2001 Canal Street-A Failed Condo Project Revived
Banks don’t want to own property, and are always afraid when they take property back because they know buyers take advantage of them. 2001 Canal Street was a classic example of all the wrong ways to develop property. The site is too far from the French Quarter for condos. The developer took too long to renovate the site and then was unable to sell the condos. Iberia Bank took the property back from the developer and sold the 21 mostly finished (70%) condo units for $800,000 last month to another developer. The 9,400SF building on 3 floors sits on 46,000SF of land opposite the $2 billion dollar VA and LSU hospitals being developed. The site will never be feasible for condos and there is no demand for doctor’s offices since the hospital site will accommodate everyone, but there is a need for communal hotels, or hostels, which are popular in Europe, for those who travel to New Orleans on a budget. Opportunities exist in addressing the demand of the hospitality industry in New Orleans, but you have to think outside the box.
For new developments in the hospital area, see our newsletter http://www.louisianacommercialrealty.com/2012/10/tulane-land-sale-brings-highest-price-in-history/.
Wal-Mart Returns To New Orleans East
A few years ago our company visited the New Orleans East City Councilman at the time, Jon Johnson, to discuss efforts to develop $20 million dollar apartments where there was only vacant land in which nearby residents dumped their garbage. His most memorable statement was that I left my briefcase that might have a wad of money in it. No wonder businesses take such a long time to come to the east. Jon is long gone and there is a new sheriff in town and the east is full of opportunity. Last month Wal-Mart (technically one word with hyphen but can be spelled WalMart) spent $5.7 million on 28 acres at 6000 Bullard Avenue at I-10, at the site of a former fertility clinic. They are still trying to sell their former 22 acre site just down the road but on the wrong side of I-10 at Read Road for $3,500,000.
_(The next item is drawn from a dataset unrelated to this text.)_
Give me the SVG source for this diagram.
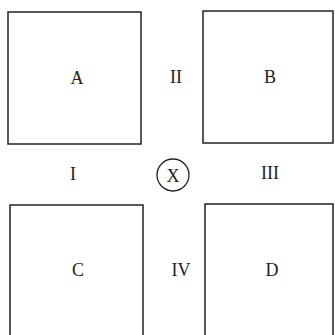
<svg xmlns="http://www.w3.org/2000/svg" width="335" height="335" viewBox="0 0 335 335">
<style>
.box{fill:#fff;stroke:#222;stroke-width:1.5}
.t{font-family:"Liberation Serif",serif;font-size:18px;fill:#222;text-anchor:middle}
</style>
<rect width="335" height="335" fill="#fff"/>
<g id="A"><rect class="box" x="8" y="12" width="133" height="132"/><text class="t" x="77" y="84">A</text></g>
<g id="B"><rect class="box" x="203" y="11" width="130" height="132"/><text class="t" x="270" y="83">B</text></g>
<g id="C"><rect class="box" x="10" y="205" width="133" height="131"/><text class="t" x="78" y="276">C</text></g>
<g id="D"><rect class="box" x="205" y="204" width="128" height="132"/><text class="t" x="272" y="276">D</text></g>
<g id="X"><circle cx="173" cy="175" r="16" fill="#fff" stroke="#222" stroke-width="1.3"/><text class="t" x="173" y="182">X</text></g>
<g id="labels">
<text class="t" x="176" y="83">II</text>
<text class="t" x="73" y="180">I</text>
<text class="t" x="270" y="179">III</text>
<text class="t" x="181" y="276">IV</text>
</g>
<g id="connectors"></g>
</svg>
See their annual report at http://www.walmartstores.com/sites/annual-report/2012/WalMart_AR.pdf.
Walgreens Disses Tchoupitoulas For Magazine Street
Tired of the $40 PSF rent at Jefferson and Tchoupitoulas, Walgreens paid $3.3 million to the American Legion for 10,400SF with no parking in front. That’s $329 PSF, before renovation costs. How is that feasible? Developers sell the Walgreens leases which are for 20-40 years and based on income and since current 30 year treasuries are quoted at 3.09%, when you price the cash flow of a triple net lease at say $30 PSF for 10,000SF, you have an income stream of $300,000 which calculates to a present value of $5,583,000 at a 3.5% yield. That leaves $1.2 million for renovation, or $115 PSF, with a profit to the developer of $1 million. Too bad the American Legion Pension Fund didn’t figure that out themselves.